- [What you have to do] Extract everything from the first line through the line with "const yTicks = [100, 1000];", both ends included, except for any pictures.

----

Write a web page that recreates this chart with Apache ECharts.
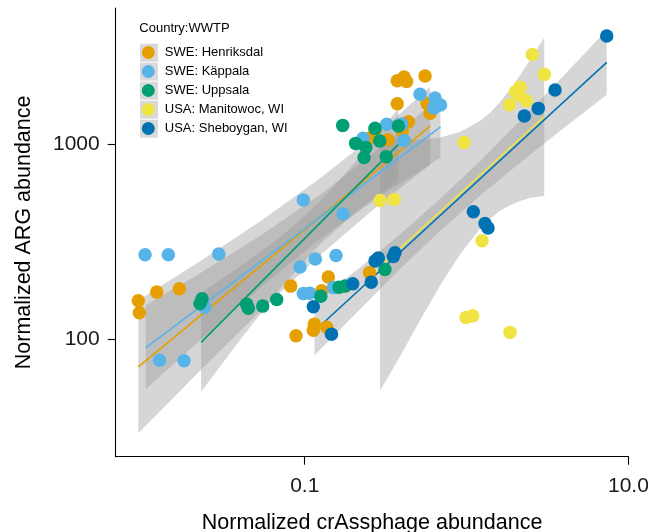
<!DOCTYPE html>
<html>
<head>
<meta charset="utf-8">
<script src="https://cdn.jsdelivr.net/npm/echarts@6/dist/echarts.min.js"></script>
<style>html,body{margin:0;padding:0;background:#fff}#c{width:652px;height:532px}</style>
</head>
<body>
<div id="c"></div>
<script>
// ---- data (x = normalized crAssphage abundance, y = normalized ARG abundance) ----
const groupNames = ['SWE: Henriksdal', 'SWE: Käppala', 'SWE: Uppsala', 'USA: Manitowoc, WI', 'USA: Sheboygan, WI'];
const xTicks = [0.1, 10];
const yTicks = [100, 1000];

const henriksdal = [[0.00937,157.9],[0.00951,137.1],[0.01218,175.0],[0.0168,181.9],[0.0819,187.8],[0.0884,104.8],[0.1146,120.0],[0.1130,111.8],[0.1368,115.8],[0.1399,208.8],[0.1274,178.0],[0.2514,220.1],[0.373,2108],[0.411,2201],[0.426,2088],[0.554,2227],[0.373,1607],[0.570,1615],[0.595,1436],[0.437,1300],[0.401,1166],[0.272,1172],[0.250,1070],[0.326,1052]];
const kappala = [[0.01031,271.6],[0.01436,271.6],[0.02942,273.8],[0.01267,78.5],[0.01796,77.9],[0.02404,146.6],[0.0935,234.9],[0.1163,258.1],[0.1561,269.0],[0.0980,171.9],[0.1074,172.9],[0.1502,184.5],[0.0980,517.1],[0.1724,438.5],[0.516,1798],[0.638,1719],[0.690,1583],[0.627,1528],[0.321,1263],[0.3975,1266],[0.411,1044],[0.229,1070]];
const uppsala = [[0.0232,161.7],[0.02255,153.2],[0.0438,151.9],[0.0448,144.9],[0.0550,148.4],[0.0671,160.5],[0.1256,166.9],[0.1629,185.5],[0.1774,187.8],[0.313,228.6],[0.1717,1246],[0.2063,1008],[0.2325,853],[0.272,1203],[0.2907,1036],[0.319,861],[0.2385,960],[0.379,1236]];
const manitowoc = [[0.292,515],[0.357,521],[1.246,320],[0.992,129.9],[1.091,132.3],[1.856,108.9],[0.964,1020],[2.548,2869],[3.022,2272],[2.139,1952],[2.006,1851],[2.340,1663],[1.845,1591],[2.109,1781]];
const sheboygan = [[0.1130,147.2],[0.1464,106.7],[0.198,193.1],[0.2576,196.8],[0.272,252.7],[0.285,261.1],[0.353,266.4],[0.361,278.0],[1.101,450.5],[1.300,392.9],[1.357,371.8],[2.274,1390],[2.775,1522],[3.520,1889],[7.345,3567]];

// fitted lines (end points) and confidence bands [x, lower, upper]
const henriksdalFit = [[0.00937,72.6],[0.595,1236]];
const kappalaFit = [[0.0104,90.7],[0.690,1224]];
const uppsalaFit = [[0.0229,96.8],[0.379,997]];
const manitowocFit = [[0.292,236],[3.02,1383]];
const sheboyganFit = [[0.115,110.7],[7.345,2618]];

const henriksdalBand = [[0.00937,33.2,158.9],[0.02255,69.4,251.8],[0.0529,139.4,402.3],[0.1243,270.2,667.7],[0.292,495.6,1168],[0.595,781,1957]];
const kappalaBand = [[0.0104,55.8,150.0],[0.02255,99.2,218.3],[0.0529,184.1,338.8],[0.1243,326.7,549.9],[0.292,540.8,954],[0.690,851.9,1758]];
const uppsalaBand = [[0.0229,54.1,173.1],[0.0398,99.5,236.3],[0.0704,181.3,333.7],[0.1243,308.3,505.5],[0.2196,466.9,859.0],[0.379,649.8,1524]];
const manitowocBand = [[0.292,54.8,1056],[0.388,82.0,1048],[0.516,125.7,1052],[0.6855,188.9,1080],[0.911,272.8,1151],[1.211,369.3,1311],[1.396,415.3,1447],[1.609,455.4,1640],[1.856,487.0,1900],[2.139,512.2,2248],[2.466,529.4,2696],[3.02,544.6,3501]];
const sheboyganBand = [[0.115,83.3,154.8],[0.2196,143.0,234.1],[0.388,229.7,346.0],[0.6855,359.3,523.9],[1.211,543.9,819.6],[2.139,803.4,1314],[3.779,1168,2140],[7.345,1789,3830]];

// ---- build chart ----
const FONT = "'Liberation Sans', Arial, Helvetica, sans-serif";
const colors = ['#E69F00', '#56B4E9', '#009E73', '#F0E442', '#0072B2'];
const points = [henriksdal, kappala, uppsala, manitowoc, sheboygan];
const fits = [henriksdalFit, kappalaFit, uppsalaFit, manitowocFit, sheboyganFit];
const bands = [henriksdalBand, kappalaBand, uppsalaBand, manitowocBand, sheboyganBand];
const L = Math.log10;

function bandSeries(band, i) {
  const pts = band.map(d => [L(d[0]), L(d[1]), L(d[2])]);
  return {
    type: 'custom', name: 'band' + i, silent: true, z: 1,
    data: pts,
    encode: { x: 0, y: [1, 2] },
    renderItem: function (params, api) {
      if (params.dataIndex !== 0) return null;
      const upper = pts.map(p => api.coord([p[0], p[2]]));
      const lower = pts.map(p => api.coord([p[0], p[1]])).reverse();
      return { type: 'polygon', shape: { points: upper.concat(lower) }, style: { fill: 'rgba(153,153,153,0.4)' } };
    }
  };
}

const series = [];
bands.forEach((b, i) => series.push(bandSeries(b, i)));
fits.forEach((f, i) => series.push({
  type: 'line', name: 'fit' + i, silent: true, z: 2, showSymbol: false,
  data: f.map(p => [L(p[0]), L(p[1])]),
  lineStyle: { color: colors[i], width: 1.6 }, itemStyle: { color: colors[i] }
}));
points.forEach((pt, i) => series.push({
  type: 'scatter', name: groupNames[i], z: 3, symbolSize: 13.5,
  data: pt.map(p => [L(p[0]), L(p[1])]),
  itemStyle: { color: colors[i], opacity: 1 }
}));

const keyRects = groupNames.map((n, i) => ({
  type: 'rect', z: 0, shape: { x: 140, y: 43.7 + i * 19, width: 18, height: 18 }, style: { fill: '#d9d9d9' }
}));

const chart = echarts.init(document.getElementById('c'), null, { renderer: 'canvas' });
chart.setOption({
  animation: false,
  backgroundColor: '#fff',
  textStyle: { fontFamily: FONT },
  grid: { left: 115.7, right: 23.6, top: 8, bottom: 75.3, containLabel: false, outerBoundsMode: 'none' },
  xAxis: {
    type: 'value', min: L(0.00679), max: L(10),
    name: 'Normalized crAssphage abundance', nameLocation: 'middle', nameGap: 55,
    nameTextStyle: { fontSize: 21.5, color: '#000', fontFamily: FONT },
    axisLine: { onZero: false, lineStyle: { color: '#000', width: 1.1 } },
    axisTick: { customValues: xTicks.map(L), length: 8, lineStyle: { color: '#000', width: 1.1 } },
    axisLabel: { customValues: xTicks.map(L), formatter: v => Math.pow(10, v).toFixed(1), margin: 19, fontSize: 21, color: '#1a1a1a', fontFamily: FONT },
    splitLine: { show: false }
  },
  yAxis: {
    type: 'value', min: L(25.2), max: L(4963),
    name: 'Normalized ARG abundance', nameLocation: 'middle', nameGap: 81,
    nameTextStyle: { fontSize: 21.5, color: '#000', fontFamily: FONT },
    axisLine: { onZero: false, lineStyle: { color: '#000', width: 1.1 } },
    axisTick: { customValues: yTicks.map(L), length: 8, lineStyle: { color: '#000', width: 1.1 } },
    axisLabel: { customValues: yTicks.map(L), formatter: v => Math.pow(10, v).toFixed(0), margin: 16, fontSize: 21, color: '#1a1a1a', fontFamily: FONT },
    splitLine: { show: false }
  },
  legend: {
    data: groupNames, orient: 'vertical', left: 141.8, top: 46, itemWidth: 23, itemHeight: 13, itemGap: 6,
    icon: 'circle', selectedMode: false, z: 5, padding: 0,
    textStyle: { fontSize: 13, lineHeight: 13, color: '#000', fontFamily: FONT }
  },
  graphic: keyRects.concat([{
    type: 'text', z: 5, left: 139.3, top: 22,
    style: { text: 'Country:WWTP', fontSize: 13, fill: '#000', fontFamily: FONT }
  }]),
  series: series
});
</script>
</body>
</html>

----

- [Answer in full]
Write a web page that recreates this chart with Apache ECharts.
<!DOCTYPE html>
<html>
<head>
<meta charset="utf-8">
<script src="https://cdn.jsdelivr.net/npm/echarts@6/dist/echarts.min.js"></script>
<style>html,body{margin:0;padding:0;background:#fff}#c{width:652px;height:532px}</style>
</head>
<body>
<div id="c"></div>
<script>
// ---- data (x = normalized crAssphage abundance, y = normalized ARG abundance) ----
const groupNames = ['SWE: Henriksdal', 'SWE: Käppala', 'SWE: Uppsala', 'USA: Manitowoc, WI', 'USA: Sheboygan, WI'];
const xTicks = [0.1, 10];
const yTicks = [100, 1000];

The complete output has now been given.